I have 44 children

Steven Senfuma is a proud father of 44 children, including two sets of twins.

What you need to know:

When someone says they have 44 children, it usually suggests that they are few adopted children too. But for Steven Senfuma, the statement is just as it is- all 44 are his biological children.

Traditionally, African men believed that giving birth to many children was a blessing. Other than having them for labour and security, each child came with his/her own blessing, which was relevant to the family and clan as a whole. This attitude is slowly changing, with big families giving way to small and manageable ones.

Not all people have responded to them though. One such man is Ssalongo Steven Senfuma, of Ntinda Zone Village, Mukono. At 57-years-old, he has fathered 44 children within 30 years from various women. His idea of having many children was influenced by the situation surrounding him while he was growing up. “My father had one wife who gave birth to 14 children. I was the seventh.

Unfortunately, the first six passed on but I survived. The one who follows me also later passed on. Most of them died after the age of 20. We remained six,” Ssalongo Senfuma says. He says, if his parents had stopped on the sixth child, they would have missed giving birth to a very relevant person in society like him.

“I am a retired teacher. I worked as a security officer and as a marketing officer in various companies. I am a church choirmaster at St. Luke Church here, a PTA chairman in various schools, clan secretary for the Mamba Clan plus other responsibilities under Buganda Kingdom, MC for introductions and weddings and LC I chairman for this village for the last 20 years. If my parents did not give birth to me, this country would have missed my services,” he says.

The family
He has four official partners in established homes besides others who have given birth to his children. He, however, is not comfortable to divulge how many women they are in total. And he points out that he chose them basing on their ability to help raise a child before he sired children with her.
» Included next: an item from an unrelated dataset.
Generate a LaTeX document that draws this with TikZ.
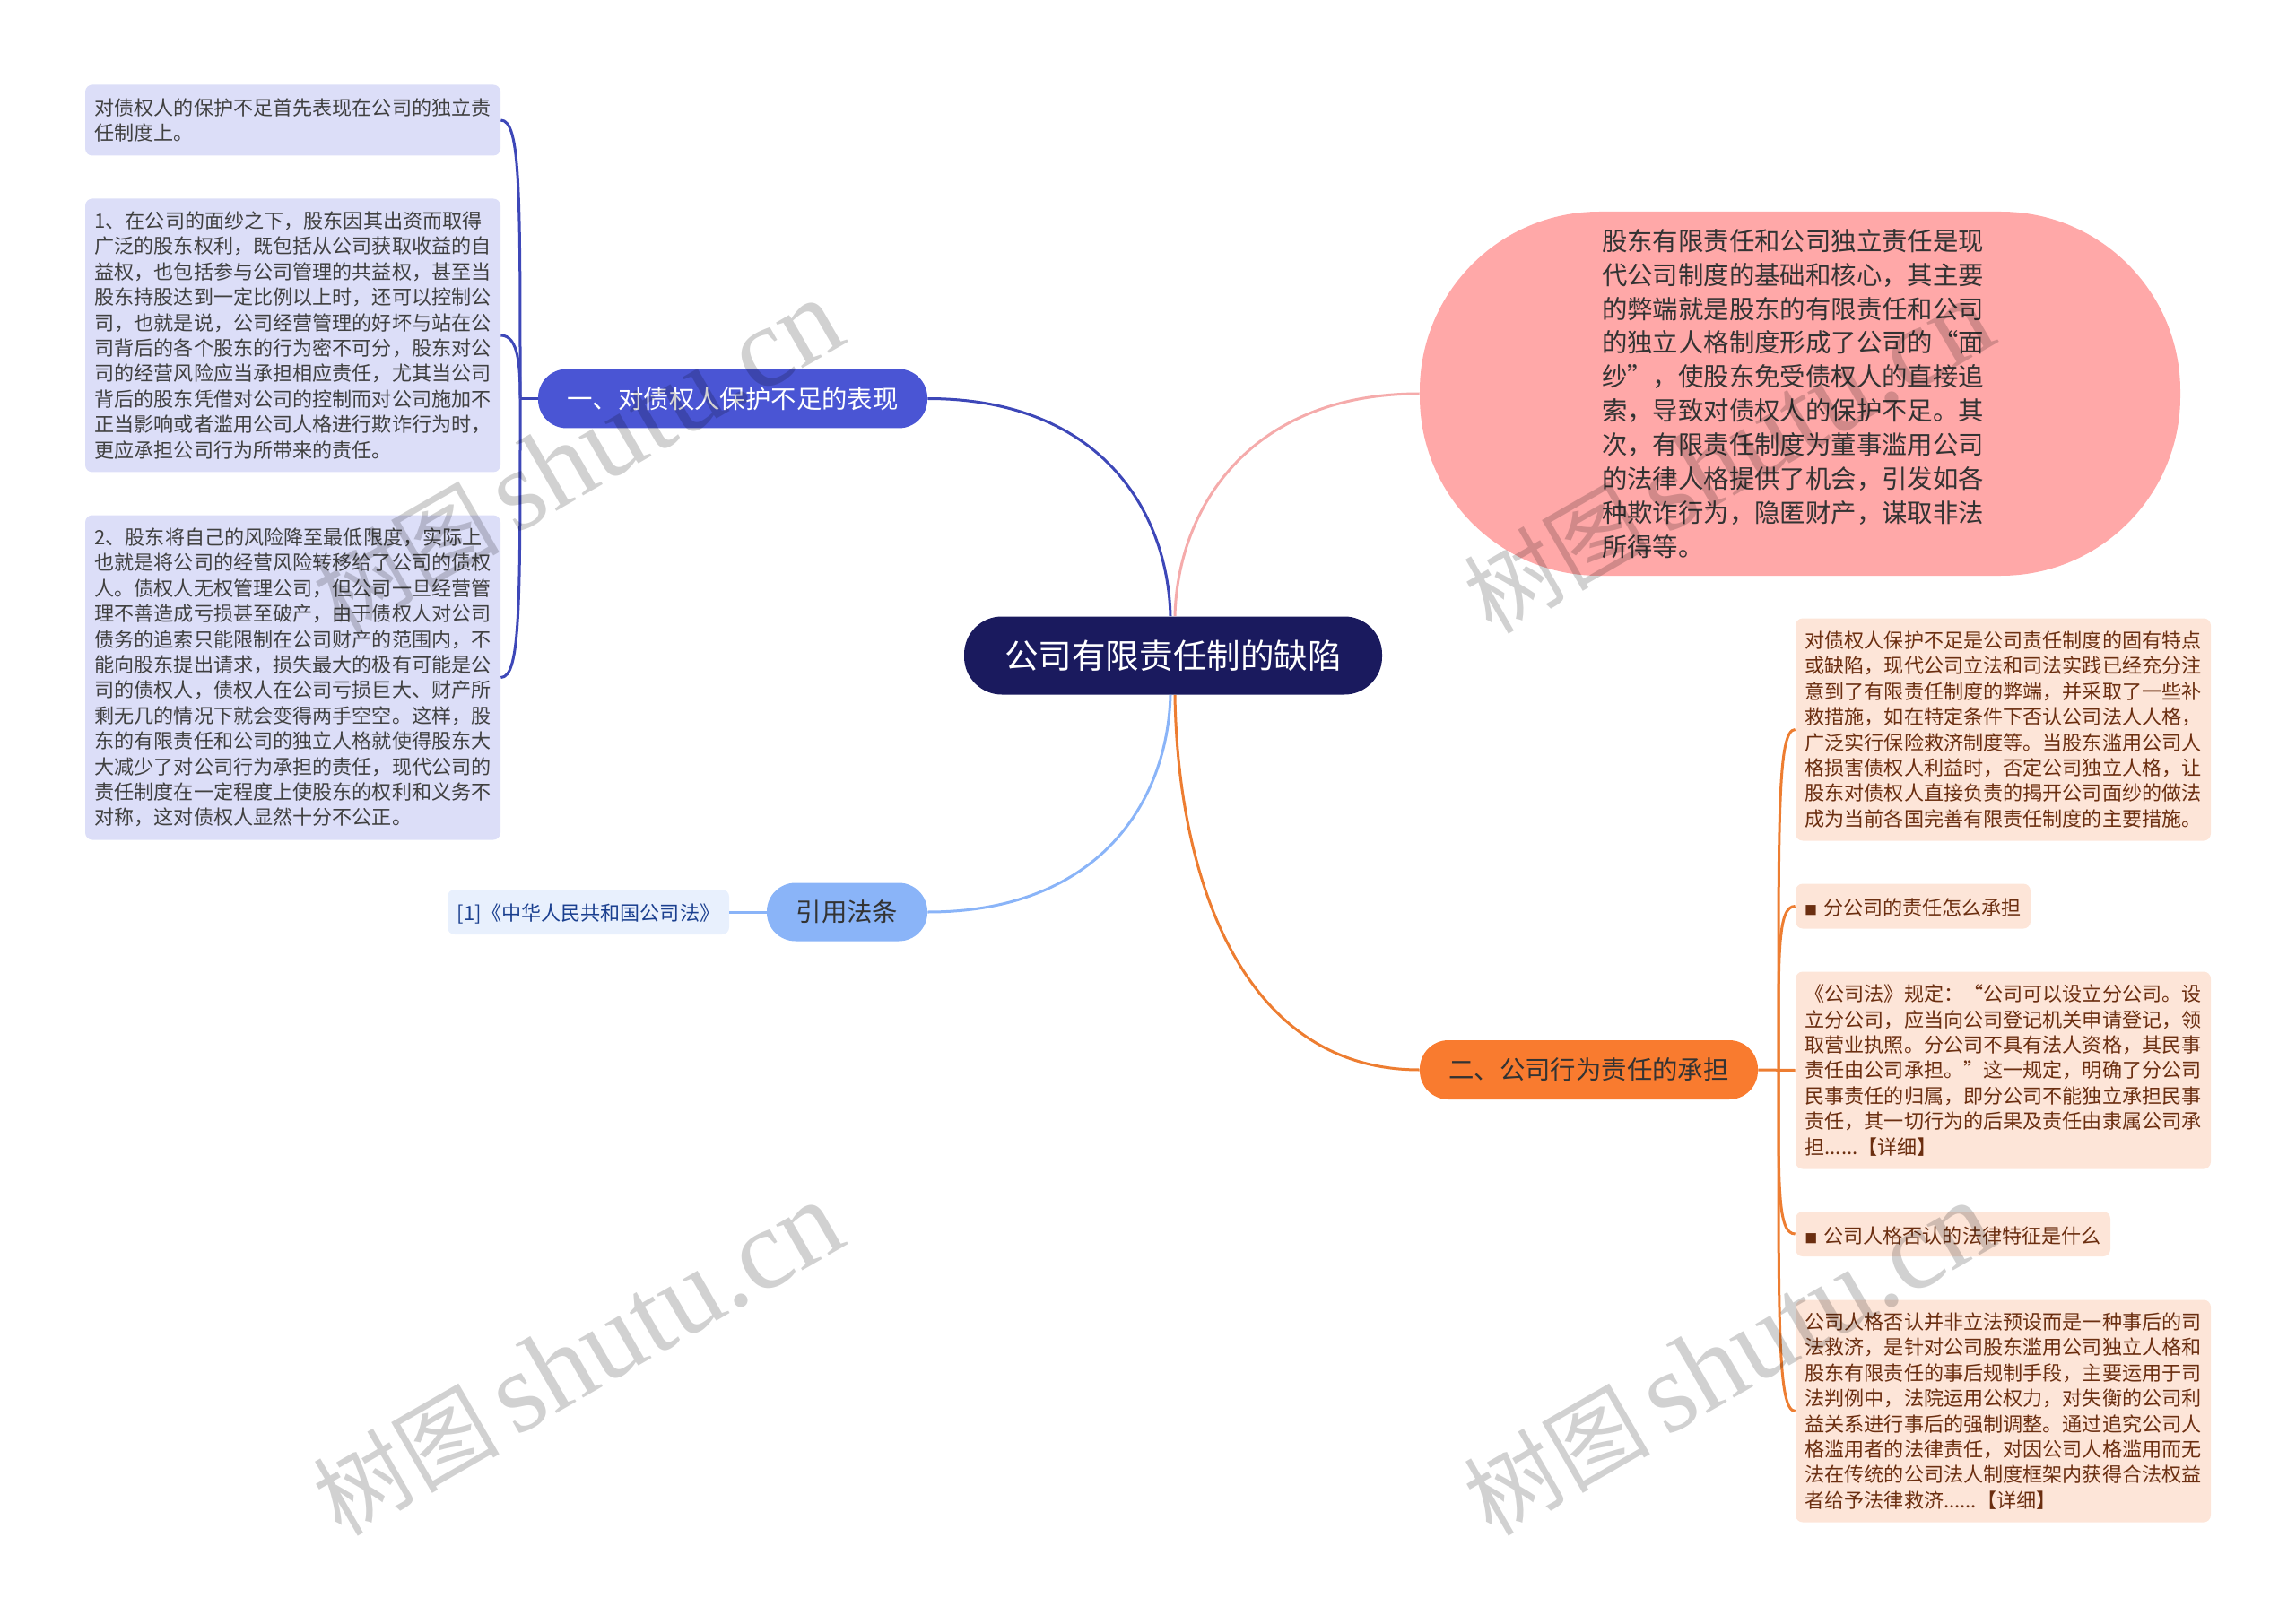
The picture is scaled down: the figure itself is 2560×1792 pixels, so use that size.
\documentclass[tikz,border=0pt]{standalone}
\usepackage{fontspec}
\setmainfont{Noto Sans CJK SC}
\newfontfamily\markserif{Liberation Serif}
\definecolor{rootfill}{HTML}{1A1A5E}
\definecolor{bluefill}{HTML}{4A55D4}
\definecolor{blueline}{HTML}{3D47B8}
\definecolor{blueleaf}{HTML}{DCDEF8}
\definecolor{skyfill}{HTML}{8AB4F8}
\definecolor{skyleaf}{HTML}{E8F0FD}
\definecolor{skytext}{HTML}{1A3F8F}
\definecolor{pinkfill}{HTML}{FFA8A8}
\definecolor{pinkline}{HTML}{F5ABAB}
\definecolor{orangefill}{HTML}{F97B2F}
\definecolor{orangeline}{HTML}{ED7D31}
\definecolor{orangeleaf}{HTML}{FDE5D8}
\definecolor{orangetext}{HTML}{6B2E10}
\tikzset{
    box/.style={inner sep=0pt, align=left, rounded corners=4pt},
    leafbox/.style={box, font=\fontsize{11.05}{14.2}\selectfont, execute at begin node={\rule{0pt}{11.3pt}}},
    blueleafbox/.style={leafbox, fill=blueleaf, text=black!75, minimum width=231.5pt},
    orangeleafbox/.style={leafbox, fill=orangeleaf, text=orangetext},
    branch/.style={box, minimum height=33pt, rounded corners=16pt, font=\fontsize{14.2}{18}\selectfont},
    link/.style={line width=1.5pt},
    watermark/.style={text=black, opacity=0.18, rotate=30}
}
\newcommand{\squaremark}{{\fontsize{7}{7}\selectfont\textcolor{orangetext}{■}}\hspace{3.5pt}}
\begin{document}
\begin{tikzpicture}[x=0.5pt, y=-0.5pt]
            \useasboundingbox (0, 0) rectangle (2560, 1792);

            %root and pink node
            \node[box, fill=rootfill, text=white, minimum width=233pt, minimum height=43.5pt, rounded corners=21pt, font=\fontsize{18.8}{22}\selectfont] (root) at (1308, 731) {公司有限责任制的缺陷};
            \node[box, fill=pinkfill, text=black!80, minimum width=424pt, minimum height=203pt, rounded corners=100pt, font=\fontsize{14.2}{18.95}\selectfont] (summary) at (2007, 439) {股东有限责任和公司独立责任是现\hspace*{8pt}\\
                代公司制度的基础和核心，其主要\\
                的弊端就是股东的有限责任和公司\\
                的独立人格制度形成了公司的“面\\
                纱”，使股东免受债权人的直接追\\
                索，导致对债权人的保护不足。其\\
                次，有限责任制度为董事滥用公司\\
                的法律人格提供了机会，引发如各\\
                种欺诈行为，隐匿财产，谋取非法\\
                所得等。};

            %left branch
            \node[branch, fill=bluefill, text=white, minimum width=217pt] (creditor) at (817, 444.5) {一、对债权人保护不足的表现};
            \coordinate (creditorhub) at (580, 444.5);
            \node[blueleafbox, minimum height=39.5pt] (creditora) at (326.5, 134) {对债权人的保护不足首先表现在公司的独立责\\
                任制度上。};
            \node[blueleafbox, minimum height=152.5pt] (creditorb) at (326.5, 374) {1、在公司的面纱之下，股东因其出资而取得\\
                广泛的股东权利，既包括从公司获取收益的自\\
                益权，也包括参与公司管理的共益权，甚至当\\
                股东持股达到一定比例以上时，还可以控制公\\
                司，也就是说，公司经营管理的好坏与站在公\\
                司背后的各个股东的行为密不可分，股东对公\\
                司的经营风险应当承担相应责任，尤其当公司\\
                背后的股东凭借对公司的控制而对公司施加不\\
                正当影响或者滥用公司人格进行欺诈行为时，\\
                更应承担公司行为所带来的责任。};
            \node[blueleafbox, minimum height=181pt] (creditorc) at (326.5, 755.5) {2、股东将自己的风险降至最低限度，实际上\\
                也就是将公司的经营风险转移给了公司的债权\\
                人。债权人无权管理公司，但公司一旦经营管\\
                理不善造成亏损甚至破产，由于债权人对公司\\
                债务的追索只能限制在公司财产的范围内，不\\
                能向股东提出请求，损失最大的极有可能是公\\
                司的债权人，债权人在公司亏损巨大、财产所\\
                剩无几的情况下就会变得两手空空。这样，股\\
                东的有限责任和公司的独立人格就使得股东大\\
                大减少了对公司行为承担的责任，现代公司的\\
                责任制度在一定程度上使股东的权利和义务不\\
                对称，这对债权人显然十分不公正。};

            %law branch
            \node[branch, fill=skyfill, text=black!80, minimum width=89.5pt, minimum height=32.5pt] (law) at (944.5, 1017) {引用法条};
            \node[leafbox, fill=skyleaf, text=skytext, minimum width=157pt, minimum height=25pt] (lawleaf) at (656, 1017) {[1]《中华人民共和国公司法》};

            %right branch
            \node[branch, fill=orangefill, text=black!80, minimum width=188.5pt] (conduct) at (1771.5, 1193) {二、公司行为责任的承担};
            \coordinate (conducthub) at (1983, 1193);
            \node[orangeleafbox, minimum width=231.5pt, minimum height=124pt] (conducta) at (2233.5, 813.5) {对债权人保护不足是公司责任制度的固有特点\\
                或缺陷，现代公司立法和司法实践已经充分注\\
                意到了有限责任制度的弊端，并采取了一些补\\
                救措施，如在特定条件下否认公司法人人格，\\
                广泛实行保险救济制度等。当股东滥用公司人\\
                格损害债权人利益时，否定公司独立人格，让\\
                股东对债权人直接负责的揭开公司面纱的做法\\
                成为当前各国完善有限责任制度的主要措施。};
            \node[orangeleafbox, minimum width=131pt, minimum height=25pt] (conductb) at (2133, 1010.5) {\squaremark 分公司的责任怎么承担};
            \node[orangeleafbox, minimum width=231.5pt, minimum height=110pt] (conductc) at (2233.5, 1193.5) {《公司法》规定：“公司可以设立分公司。设\\
                立分公司，应当向公司登记机关申请登记，领\\
                取营业执照。分公司不具有法人资格，其民事\\
                责任由公司承担。”这一规定，明确了分公司\\
                民事责任的归属，即分公司不能独立承担民事\\
                责任，其一切行为的后果及责任由隶属公司承\\
                担......【详细】};
            \node[orangeleafbox, minimum width=175.5pt, minimum height=25pt] (conductd) at (2177.5, 1376) {\squaremark 公司人格否认的法律特征是什么};
            \node[orangeleafbox, minimum width=231.5pt, minimum height=124pt] (conducte) at (2233.5, 1573.5) {公司人格否认并非立法预设而是一种事后的司\\
                法救济，是针对公司股东滥用公司独立人格和\\
                股东有限责任的事后规制手段，主要运用于司\\
                法判例中，法院运用公权力，对失衡的公司利\\
                益关系进行事后的强制调整。通过追究公司人\\
                格滥用者的法律责任，对因公司人格滥用而无\\
                法在传统的公司法人制度框架内获得合法权益\\
                者给予法律救济......【详细】};

            %main links
            \draw[link, blueline] (creditor.east) .. controls +(190, 0) and +(-3, -120) .. ([xshift=-1.5pt]root.north);
            \draw[link, pinkline] (summary.west) .. controls +(-190, 0) and +(3, -120) .. ([xshift=1pt]root.north);
            \draw[link, skyfill] (law.east) .. controls +(190, 0) and +(-3, 120) .. ([xshift=-1.5pt]root.south);
            \draw[link, orangeline] (conduct.west) .. controls +(-200, 0) and +(3, 200) .. ([xshift=1pt]root.south);

            %leaf links
            \draw[link, blueline] (creditor.west) -- (creditorhub);
            \draw[link, blueline] (creditora.east) .. controls +(22, 0) and +(0, -230) .. (creditorhub);
            \draw[link, blueline] (creditorb.east) .. controls +(20, 0) and +(0, -35) .. (creditorhub);
            \draw[link, blueline] (creditorc.east) .. controls +(22, 0) and +(0, 230) .. (creditorhub);
            \draw[link, skyfill] (law.west) -- (lawleaf.east);
            \draw[link, orangeline] (conduct.east) -- (conductc.west);
            \draw[link, orangeline] (conducta.west) .. controls +(-20, 0) and +(0, -280) .. (conducthub);
            \draw[link, orangeline] (conductb.west) .. controls +(-20, 0) and +(0, -130) .. (conducthub);
            \draw[link, orangeline] (conductd.west) .. controls +(-20, 0) and +(0, 130) .. (conducthub);
            \draw[link, orangeline] (conducte.west) .. controls +(-20, 0) and +(0, 280) .. (conducthub);

            %watermarks
            \foreach \markname/\markx/\marky in {marka/644/510, markb/1927/510, markc/644/1516, markd/1927/1516} {
                \node[watermark] (\markname) at (\markx, \marky) {\fontsize{52}{52}\selectfont 树图\,{\fontsize{64}{64}\selectfont\markserif shutu.cn}};
            }
        \end{tikzpicture}
\end{document}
Out of the 44 children, he has educated most up to higher institutions of learning with only nine still studying. The youngest is now in Primary Four, and three are currently studying for a Law degree at Makerere University. Much as he has fathered this number of children, Senfuma is against people having multiple partners. With the current level at which HIV/Aids is spreading, he says, people need to take care by not going around with everyone they find.

“I was lucky that I had many women but I escaped the virus because in most cases, I did not even test them. I don’t support men in getting many women, neither do I support men giving birth to few children. I support family planning through spacing but not by stopping the woman when she can still give birth to other children. That is against God’s plan for mankind. A man should get only one woman who can give her all the children he wants other than getting so many women,” he says.

Looking after them
He maintains his family with support from the relatives and earnings from assets like his 20 acres of land and 97 rentals in Mukono. Apart from passing on before witnessing all his children study and finish their studies, he says has no worries about the way the children are being raised because the mothers themselves are upright people and responsible enough to look after them.

He advises that parents should prepare their children to work and survive on their own other than working for them. He explains that when a parent works for the child, it makes him or her lazy to do the work, which he blames for today’s rampant unemployment and crime.

“All the success I have got is through the good relationship I have established with people. I am always trustworthy, honest, loyal and good to people I encounter. Because of that, I have received the same favour from these people. I have a very big family as I speak now to the extent that I can never fail in any situation because everywhere I turn, I have someone to look up to for assistance right from our own family to friends and other important people I have met throughout my life,” he concludes.